I understand that on nearly all practical systems, the leftmost bit will be the most significant, decreasing incrementally until the rightmost and least significant byte is reached, and all systems I've tested this on seem to use this representation, but does the standard say anything about this and any guarantees we get? Or would it be safer to use a 256 element lookup table to map each value a byte can represent to a specific bit representation explicitly if we need to know the underlying representation rather than relying on this? I'd rather not take the performance hit of a lookup if I can use the bytes directly as is, but I'd also like to make sure that my code isn't making too many assumptions as portability is important.

The sign bit is required to be the most significant bit (§[basic.fundamental]/3):

For each value x of a signed integer type, the value of the corresponding unsigned integer type congruent to x modulo 2^N has the same value of corresponding bits in its value representation.

Things only work this way if the sign bit is what would be the MSB in an unsigned.

This also requires that (for example) uint8_t x = -1; will set x to 0b11111111 (since -1 reduced modulo 2⁸ is 255). In fact, that's used as an example in the standard:

[Example: The value −1 of a signed integer type has the same representation as the largest value of the corresponding unsigned type. —end example]

As far as an offset representation goes, I believe it's considered impossible. The C++ standard refers to the C standard which requires (§6.2.6.2/1):

If there are N value bits, each bit shall represent a different power of 2 between 1 and 2^N-1, so that objects of that type shall be capable of representing values from 0 to 2^{N - 1} using a pure binary representation;

"using a pure binary representation" is at least normally interpreted as meaning a representation like:

b_Nb_N-1b_N-2...b₂b₁b₀.

I.e., where, if you count bits from 0 through N-1, each bit represents the corresponding power of 2.

The C++20 standard requires that signed integers work as follows:

For each value x of a signed integer type, the value of the corresponding unsigned integer type congruent to x modulo 2^N has the same value of corresponding bits in its value representation.

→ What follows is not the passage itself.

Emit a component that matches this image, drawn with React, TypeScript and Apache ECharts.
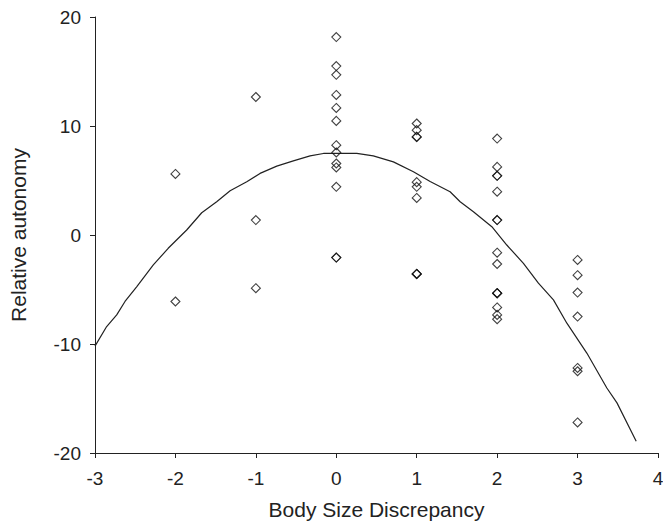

This is how two's complement is defined (there's even a footnote telling you that's what this means). This does not allow for the sign bit to appear anywhere except the highest bit in the value representation of the signed integer. And this does not allow for conversions to the unsigned equivalent to move that bit anywhere other than the highest bit in the value representation of the unsigned equivalent.

Two's complement means two's complement.

according to the standard, is 0b00000001 == 1 always true for an int8_t? What about 0b11111111 == -1

In terms of representation, this has been true since C++11. This is because the specific sized signed integer types were always required to be two's complement (even if signed char wasn't). Of course, these types are only optionally supported, so if you wanted maximum portability, you couldn't rely on them.

The sign bit is required to be the most significant bit (§[basic.fundamental]/3):

For each value x of a signed integer type, the value of the corresponding unsigned integer type congruent to x modulo 2^N has the same value of corresponding bits in its value representation.

Things only work this way if the sign bit is what would be the MSB in an unsigned.

This also requires that (for example) uint8_t x = -1; will set x to 0b11111111 (since -1 reduced modulo 2⁸ is 255). In fact, that's used as an example in the standard:

[Example: The value −1 of a signed integer type has the same representation as the largest value of the corresponding unsigned type. —end example]

As far as an offset representation goes, I believe it's considered impossible. The C++ standard refers to the C standard which requires (§6.2.6.2/1):

If there are N value bits, each bit shall represent a different power of 2 between 1 and 2^N-1, so that objects of that type shall be capable of representing values from 0 to 2^{N - 1} using a pure binary representation;

"using a pure binary representation" is at least normally interpreted as meaning a representation like:

b_Nb_N-1b_N-2...b₂b₁b₀.

I.e., where, if you count bits from 0 through N-1, each bit represents the corresponding power of 2.